Pacewicz: In some ways for municipal finance, it’s important to go bigger even and think internationally. There’s kind of a move within urban sociology which I think is also good, to think about the Global South. but I think it’s really important to think about the US municipal situation compared to other cities in the Global North. Municipal finance in the US is uniquely terrible. If you were to design it from the beginning you would never arrive at the system. [For example], in Ontario there’s good communication between municipal officials and the Ontario finance ministry, so you get big reforms to municipal finance every 5 or 6 years. They go for a bit and then rethink the formula. There’s a reform, there’s tinkering. In the United States, there hasn’t been any change to the municipal finance regime since the 1980s. It’s bumbling from one crisis to the next. It gets worse and worse, and then, “Uh oh, Detroit went bankrupt.” It’s a series of unfortunate accidents. [People in the U.S.] are given no other way to think about it.
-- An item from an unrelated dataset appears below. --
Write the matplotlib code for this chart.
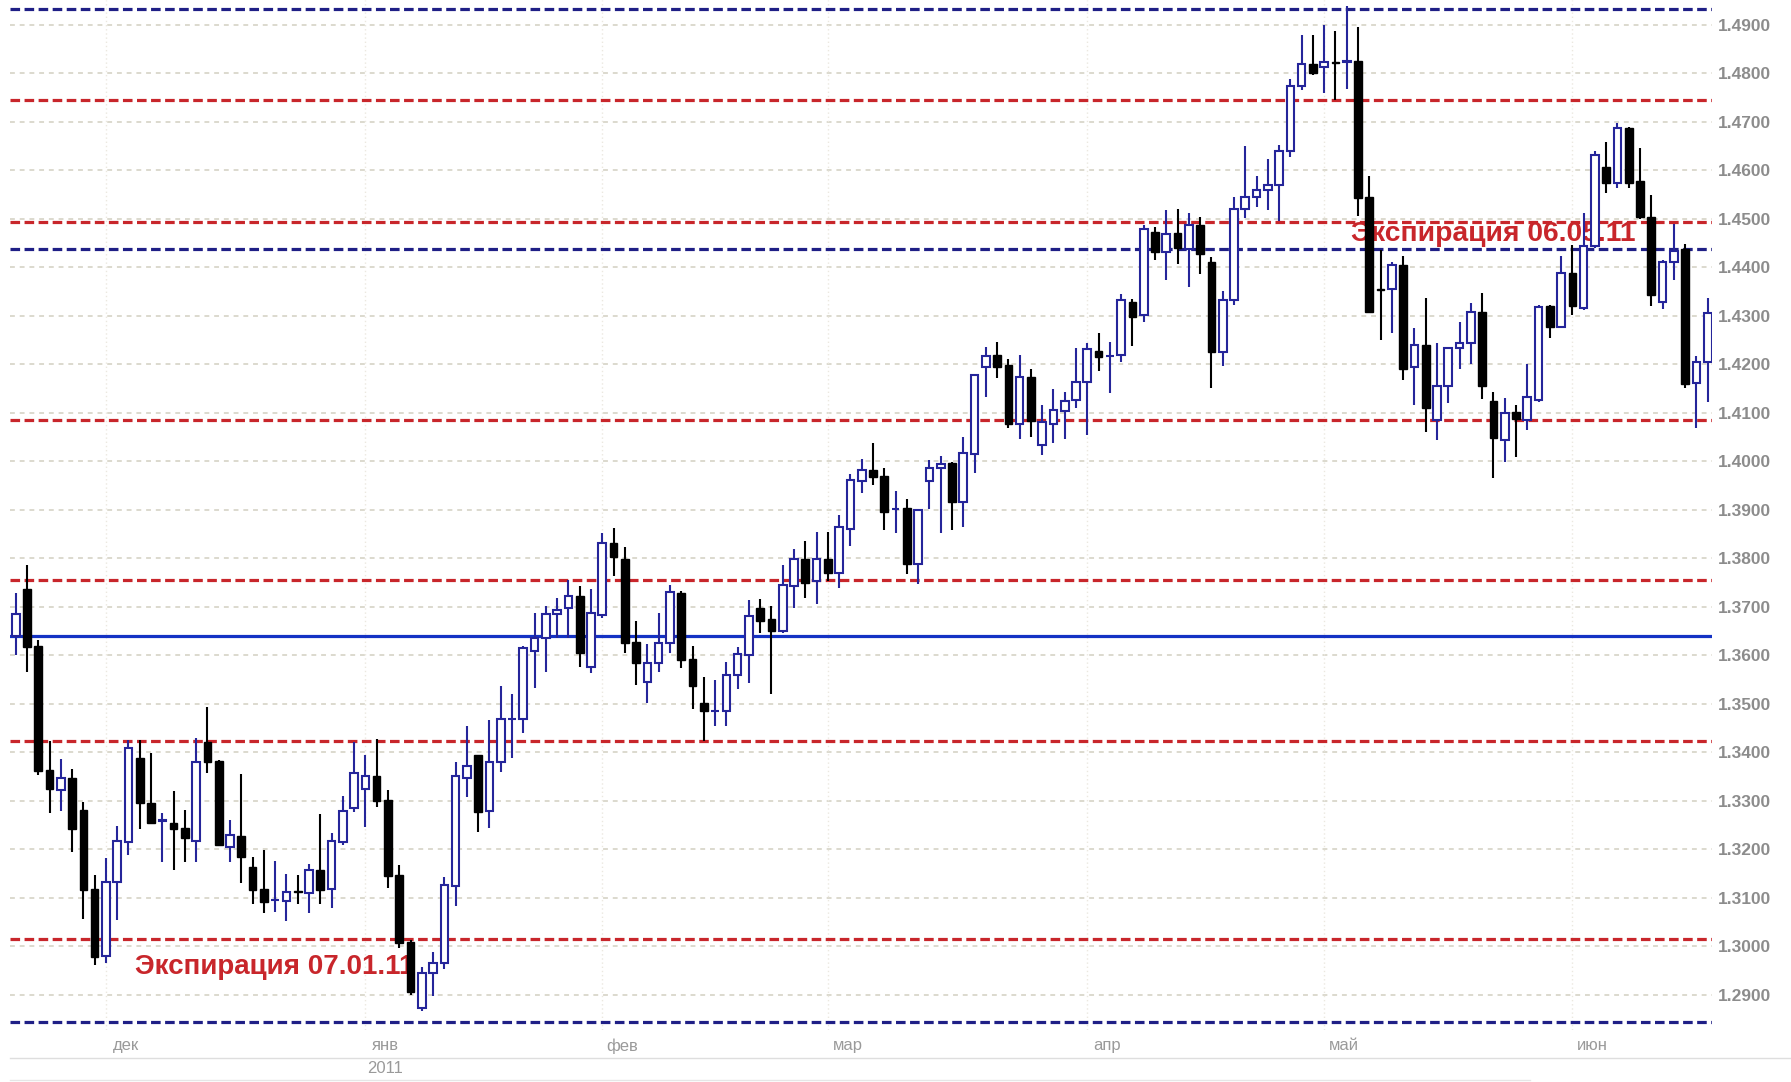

If you could pick one direction that you would hope to encourage more community and urban sociological research in the coming years, what would it be?
Robinson: I could give a list of research directions I’d like to see more of given my own commitments and experiences, but what excites me more than any particular project idea is the opportunity to learn from other thinkers and researchers things that I would not have known to look for or think about myself. That’s the most exciting part of being an academic for me. So, I think I’ll use this space to say that I’m genuinely excited about the direction of sociology and urban sociology. In the aftermath of the financial crisis/subprime meltdown, I think we’ve been asking bigger and more impactful questions and I see that reflected in the new research ideas and perspectives being developed today, especially (but not only) by graduate students and other developing thinkers. So, I feel grateful to be a witness to that and just want to encourage the younger scholars still figuring out their research agendas that you have something important to say. Keep at it!